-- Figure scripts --
********

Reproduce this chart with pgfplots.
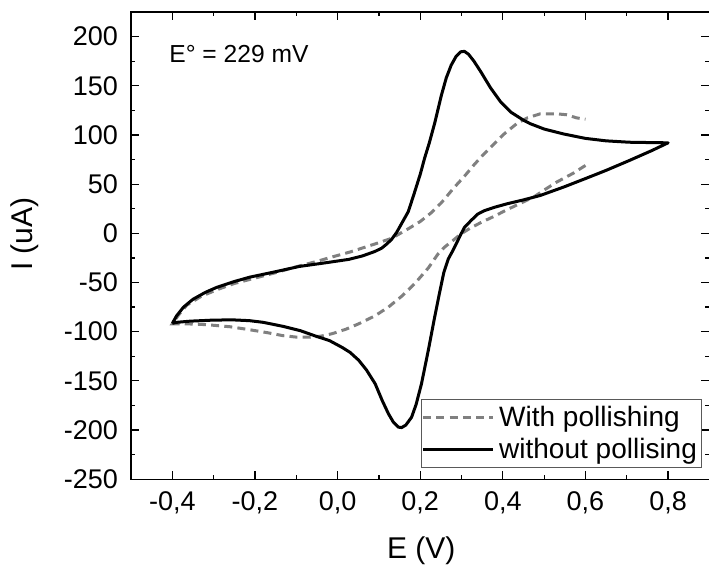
\documentclass[border=0pt]{standalone}
\usepackage{fontspec}
\setmainfont{Liberation Sans}
\usepackage{pgfplots}
\pgfplotsset{compat=1.18}

\definecolor{dashgray}{RGB}{128,128,128}

% with pollishing: sweep back from 0.6 V to -0.4 V, then forward to 0.6 V
\pgfplotstableread{
E I
0.600 69
0.570 61
0.530 52
0.500 44
0.475 37
0.450 32
0.410 24
0.380 17.5
0.347 11
0.320 5
0.299 -0.5
0.280 -7
0.259 -14
0.243 -21
0.220 -35
0.187 -51
0.155 -64
0.123 -75
0.090 -84
0.051 -92
0.020 -97.5
-0.013 -102
-0.040 -104.5
-0.069 -105.6
-0.100 -105.5
-0.133 -104
-0.170 -101
-0.213 -98
-0.260 -95
-0.300 -93.5
-0.333 -92.5
-0.370 -92
-0.400 -92
-0.385 -83
-0.365 -73
-0.330 -64
-0.290 -57
-0.250 -51
-0.200 -45.5
-0.150 -40
-0.100 -34
-0.050 -28.5
-0.013 -24
0.030 -19
0.067 -14
0.100 -9.5
0.131 -5
0.171 4.6
0.200 12
0.227 21
0.251 31
0.283 47
0.307 58
0.331 70
0.355 81
0.379 91
0.403 101
0.435 112
0.460 117.5
0.490 121.4
0.530 121.5
0.555 120.5
0.578 117.4
0.600 116
}\withpol

% without pollising: closed loop -0.4 V -> 0.8 V -> -0.4 V
\pgfplotstableread{
E I
-0.400 -91.5
-0.390 -84
-0.373 -75
-0.350 -67
-0.320 -60
-0.293 -55
-0.250 -49
-0.213 -44.6
-0.150 -39
-0.093 -33.7
-0.030 -30
0.027 -26.5
0.060 -23
0.090 -18.5
0.107 -15
0.120 -10.5
0.131 -6
0.143 1
0.155 10
0.171 22
0.185 40
0.200 60
0.211 77
0.222 92
0.235 112
0.251 140
0.263 158
0.275 171
0.287 180
0.298 184.5
0.307 185
0.317 182
0.330 175
0.347 164
0.370 148
0.394 134
0.420 123
0.450 115
0.466 111.5
0.500 106
0.547 101
0.600 96.5
0.650 94
0.706 92.6
0.750 92.3
0.800 92
0.760 84
0.706 74
0.650 64
0.602 56
0.547 47
0.490 38.4
0.450 34
0.410 30
0.380 26.5
0.355 23
0.339 19.5
0.323 13
0.307 6
0.299 -0.5
0.289 -9
0.279 -17.5
0.268 -26
0.257 -40
0.247 -60
0.235 -85
0.220 -118
0.203 -153
0.190 -174
0.179 -187
0.165 -195
0.155 -197.5
0.147 -197
0.135 -192
0.123 -183.4
0.108 -170
0.091 -153
0.070 -139
0.051 -129
0.030 -121
0.011 -116
-0.020 -109
-0.053 -104.5
-0.090 -99
-0.133 -94.5
-0.180 -90.5
-0.213 -88.8
-0.253 -88
-0.300 -88.2
-0.357 -89.3
-0.390 -90.5
-0.400 -91.5
}\withoutpol

\begin{document}
\begin{tikzpicture}
\begin{axis}[
  scale only axis,
  width=289pt, height=233.5pt,
  xmin=-0.5, xmax=0.9,
  ymin=-250, ymax=225,
  xtick={-0.4,-0.2,0,0.2,0.4,0.6,0.8},
  ytick={-250,-200,...,200},
  minor x tick num=1,
  minor y tick num=1,
  tick align=inside,
  major tick length=4pt,
  minor tick length=2pt,
  axis line style={line width=0.6pt},
  every tick/.style={black, line width=0.6pt},
  /pgf/number format/assume math mode=true,
  ticklabel style={font=\fontsize{13.5}{16}\selectfont},
  xticklabel style={anchor=base, inner sep=0pt, yshift=-15.85pt,
    /pgf/number format/.cd, fixed, fixed zerofill, precision=1, use comma},
  yticklabel style={anchor=east, inner sep=0pt, xshift=-6.35pt},
  scaled x ticks=false,
  xlabel={E (V)},
  ylabel={I (uA)},
  label style={font=\fontsize{15}{18}\selectfont},
  xlabel style={at={(axis description cs:0.5017,-0.1692)}, anchor=base},
  ylabel style={at={(axis description cs:-0.1696,0.5246)}, anchor=base},
  legend style={
    at={(axis description cs:0.988,0.0236)}, anchor=south east,
    draw=black!65, line width=0.5pt,
    inner xsep=0.3pt, inner ysep=1pt,
    font=\fontsize{14}{16}\selectfont,
    nodes={inner xsep=2.2pt, inner ysep=2.2pt},
    row sep=0pt,
  },
  legend cell align=left,
  legend image code/.code={\draw[#1] (0pt,0pt) -- (35pt,0pt);},
]
\addplot[dashgray, line width=1.5pt, dash pattern=on 4pt off 2.6pt] table[x=E, y=I] {\withpol};
\addlegendentry{With pollishing}
\addplot[black, line width=1.5pt, line join=round] table[x=E, y=I] {\withoutpol};
\addlegendentry{without pollising}
\node[anchor=base west, font=\fontsize{12.3}{14}\selectfont]
  at (axis description cs:0.054,0.891) {E° = 229 mV};
\end{axis}
\pgfresetboundingbox
\path ([xshift=-65.5pt,yshift=-43pt]current axis.south west)
  rectangle ([xshift=-0.2pt,yshift=6pt]current axis.north east);
\end{tikzpicture}
\end{document}
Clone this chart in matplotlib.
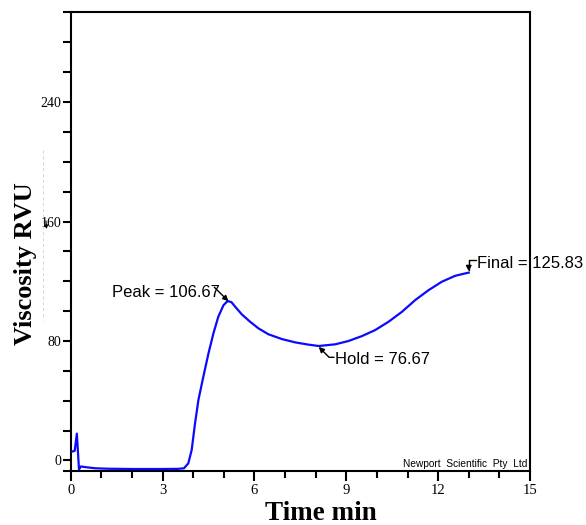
import matplotlib
matplotlib.use("Agg")
import matplotlib.pyplot as plt
from matplotlib.lines import Line2D

# RVA pasting curve (time in min, viscosity in RVU)
time_min = [0.05, 0.13, 0.20, 0.27, 0.33, 0.5, 0.8, 1.2, 2.0, 3.0, 3.5, 3.7,
            3.84, 3.95, 4.06, 4.17, 4.33, 4.5, 4.66, 4.82, 4.99, 5.1, 5.15,
            5.25, 5.37, 5.59, 5.86, 6.13, 6.46, 6.9, 7.33, 7.76, 8.1, 8.64,
            9.07, 9.51, 9.94, 10.38, 10.82, 11.25, 11.69, 12.12, 12.56, 13.0]
viscosity = [6, 6.5, 18, -6, -4, -4.5, -5.2, -5.5, -5.7, -5.7, -5.6, -5.2,
             -1.9, 7, 24.9, 40.5, 56, 71.8, 85.1, 96.3, 104, 106.3, 106.67,
             106, 103, 97.8, 92.9, 88.5, 84.5, 81.3, 79.1, 77.6, 76.67, 77.8,
             80, 83.3, 87.3, 92.9, 99.6, 107.4, 114.1, 119.7, 123.7, 125.83]

peak = (5.15, 106.67)
hold = (8.1, 76.67)
final = (13.0, 125.83)

xticks = [0, 3, 6, 9, 12, 15]
yticks = [0, 80, 160, 240]

serif = "Liberation Serif"
sans = "Liberation Sans"

fig = plt.figure(figsize=(5.86, 5.25), dpi=100)
ax = fig.add_axes([0.1207, 0.1038, 0.7837, 0.8724])

ax.plot(time_min, viscosity, color="#0a0aff", lw=1.6, zorder=3,
        solid_joinstyle="round")

ax.set_xlim(0, 15)
ax.set_ylim(-6.7, 300)

ax.set_xticks(xticks)
ax.set_xticks(range(0, 16), minor=True)
ax.set_yticks(yticks)
ax.set_yticks([-6.7] + list(range(0, 281, 20)) + [300], minor=True)

for s in ax.spines.values():
    s.set_linewidth(1.5)
ax.tick_params(axis="x", which="major", length=7, width=1.5, pad=2.5,
               labelsize=10.5)
ax.tick_params(axis="x", which="minor", length=5, width=1.5)
ax.tick_params(axis="y", which="both", length=6, width=1.5, pad=0.5,
               labelsize=10)
for lab in ax.get_xticklabels() + ax.get_yticklabels():
    lab.set_family(serif)

ax.set_xlabel("Time min", family=serif, fontweight="bold", fontsize=19.5)
ax.set_ylabel("Viscosity RVU", family=serif, fontweight="bold", fontsize=19)
ax.xaxis.set_label_coords(0.545, -0.066)
ax.yaxis.set_label_coords(-0.074, 0.452)

arrow = dict(arrowstyle="-|>", color="black", lw=1.0, mutation_scale=8,
             shrinkA=0, shrinkB=0)

# Peak
ax.text(1.34, 112.3, "Peak = 106.67", family=sans, fontsize=12,
        ha="left", va="center")
ax.annotate("", xy=peak, xytext=(4.69, 116), arrowprops=arrow)

# Hold
ax.text(8.62, 67.3, "Hold = 76.67", family=sans, fontsize=12,
        ha="left", va="center")
ax.annotate("", xy=(hold[0], hold[1] - 0.6), xytext=(8.6, 69.1),
            arrowprops=dict(arrow, connectionstyle="angle,angleA=0,angleB=-45,rad=0"))

# Final
ax.text(13.26, 132.2, "Final = 125.83", family=sans, fontsize=12,
        ha="left", va="center", zorder=1)
ax.annotate("", xy=(final[0], final[1] + 0.8), xytext=(13.24, 134.5),
            arrowprops=dict(arrow, connectionstyle="angle,angleA=0,angleB=90,rad=0"))

ax.text(0.995, 0.004, "Newport  Scientific  Pty  Ltd", transform=ax.transAxes,
        family=sans, fontsize=7.3, ha="right", va="bottom")

# faint guide line and stray mark beside the y labels
fig.add_artist(Line2D([43 / 586, 43 / 586], [1 - 150 / 525, 1 - 320 / 525],
                      transform=fig.transFigure, color="#cfcfcf", lw=0.6,
                      ls=(0, (4, 3))))
ax.annotate("", xy=(46.5 / 586, 1 - 229 / 525), xytext=(46 / 586, 1 - 221 / 525),
            xycoords="figure fraction", textcoords="figure fraction",
            arrowprops=dict(arrowstyle="-|>", color="black", lw=0.8,
                            mutation_scale=5, shrinkA=0, shrinkB=0))

fig.savefig("out.png", dpi=100)
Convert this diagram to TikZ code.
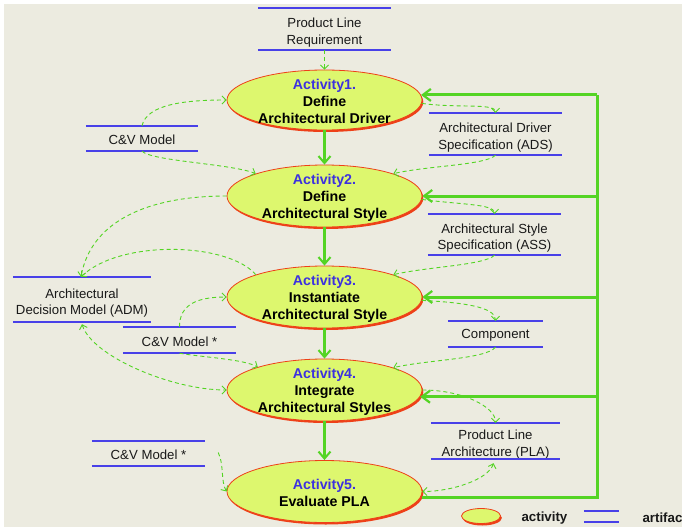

********

-- PROBLEM DETAILS --
Reproduce the data above exactly, but only from the line containing "Clone this chart in matplotlib." through the line containing "from matplotlib.lines import Line2D"; skip the pictures.

-- RESPONSE BELOW --
Clone this chart in matplotlib.
import matplotlib
matplotlib.use("Agg")
import matplotlib.pyplot as plt
from matplotlib.lines import Line2D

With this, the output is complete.